Attentive readers may have noticed that our local server uses HTTP rather than HTTPS. Typically, OAuth flows should always use HTTPS to ensure the security of sensitive data like access tokens. However, in this specific case, there are a couple of reasons why using HTTP is acceptable.

  1. Locality: The first reason is what we might call "locality." The callback request containing the authorization code is sent from the user's web browser to the local server running on their own machine. This request never leaves the user's device or travels over the public Internet, so the risk of the request being intercepted by an attacker is very low.
  2. Ephemerality: The local server only runs for a matter of seconds during the OAuth flow. Once the access token is received, the server shuts down. This leaves a very narrow window for any potential attacks to occur, further reducing the risk.
⚠️ Important remark: this reasoning only applies to this specific use case. In a standard OAuth flow between two web applications, the callback would be sent over the public internet (no locality) to a server that is constantly running (no ephemerality). In most scenarios, using HTTPS is absolutely essential to protect user data. 

Conclusion

The ggshield auth login flow provides a streamlined way for users to authenticate and generate API tokens. Offering a great developer experience (DX) is very important for security: developers, like most people, will always choose the most convenient path. Making sure this paved way is secure is the best way to encourage the adoption of secure practices and prevent insecure shortcuts.

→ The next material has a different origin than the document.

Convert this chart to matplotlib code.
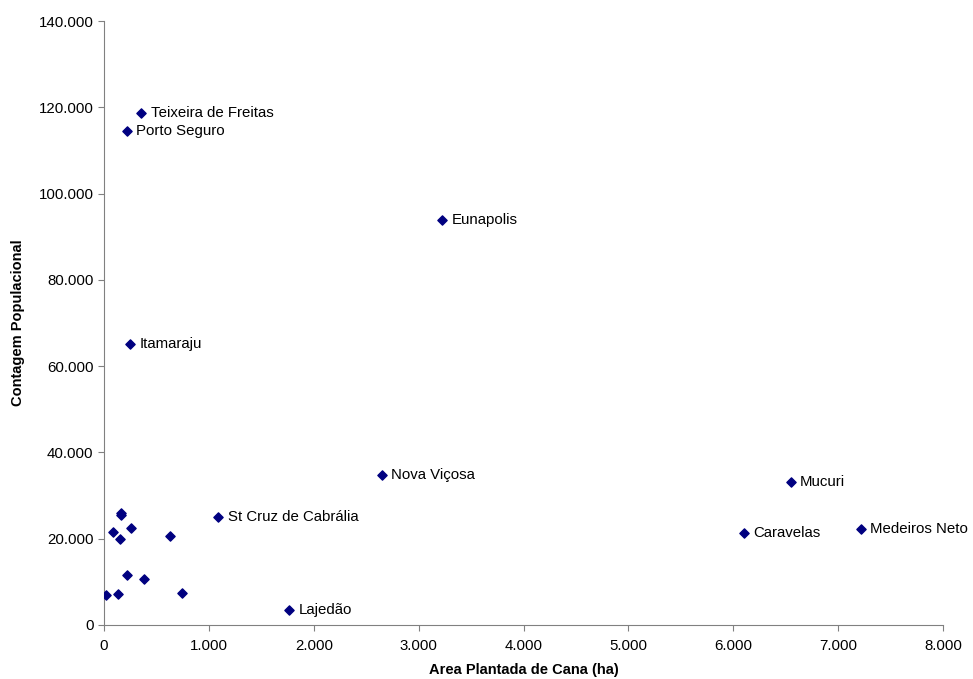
import matplotlib
matplotlib.use('Agg')
import matplotlib.pyplot as plt
from matplotlib.ticker import FuncFormatter

plt.rcParams['font.family'] = ['Liberation Sans', 'DejaVu Sans']

# area plantada (ha), populacao
area = [16, 131, 220, 381, 744, 90, 150, 159, 165, 261, 629,
        1090, 1761, 351, 217, 3220, 246, 2647, 6546, 6098, 7214]
pop = [7040, 7100, 11500, 10580, 7500, 21530, 19840, 25500, 25900, 22550, 20600,
       25090, 3470, 118680, 114500, 93870, 65210, 34880, 33260, 21220, 22150]
names = ['', '', '', '', '', '', '', '', '', '', '',
         'St Cruz de Cabrália', 'Lajedão', 'Teixeira de Freitas', 'Porto Seguro',
         'Eunapolis', 'Itamaraju', 'Nova Viçosa', 'Mucuri', 'Caravelas', 'Medeiros Neto']

x_ticks = [0, 1000, 2000, 3000, 4000, 5000, 6000, 7000, 8000]
y_ticks = [0, 20000, 40000, 60000, 80000, 100000, 120000, 140000]


def milhar(v, pos):
    return f'{int(v):,}'.replace(',', '.')


fig = plt.figure(figsize=(9.73, 6.79), dpi=100)
ax = fig.add_axes([104 / 973, 54 / 679, 839 / 973, 604 / 679])

ax.scatter(area, pop, marker='D', s=22, color='#000080', zorder=3)
for x, y, n in zip(area, pop, names):
    if n:
        ax.annotate(n, (x, y), xytext=(7, 0), textcoords='offset points',
                    va='center', ha='left', fontsize=10.8)

ax.set_xlim(0, 8000)
ax.set_ylim(0, 140000)
ax.set_xticks(x_ticks)
ax.set_yticks(y_ticks)
ax.xaxis.set_major_formatter(FuncFormatter(milhar))
ax.yaxis.set_major_formatter(FuncFormatter(milhar))
ax.tick_params(labelsize=10.8, length=4, direction='out', color='#808080')
ax.tick_params(axis='x', pad=6)
for s in ['top', 'right']:
    ax.spines[s].set_visible(False)
for s in ['left', 'bottom']:
    ax.spines[s].set_color('#808080')

ax.set_xlabel('Area Plantada de Cana (ha)', fontsize=10.5, fontweight='bold', labelpad=7)
ax.set_ylabel('Contagem Populacional', fontsize=10.5, fontweight='bold', labelpad=10)

fig.savefig('out.png', dpi=100)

As a security bonus, by implementing the OAuth authorization code grant type, ggshield ensures that the GitGuardian credentials are never exposed to the user's browser or device.

Ultimately, the auth login flow has had a significant impact on how ggshield users authenticate: roughly 40% were created using this flow! By providing a more convenient and secure login experience, ggshield makes it easier for users to get up and running with the API.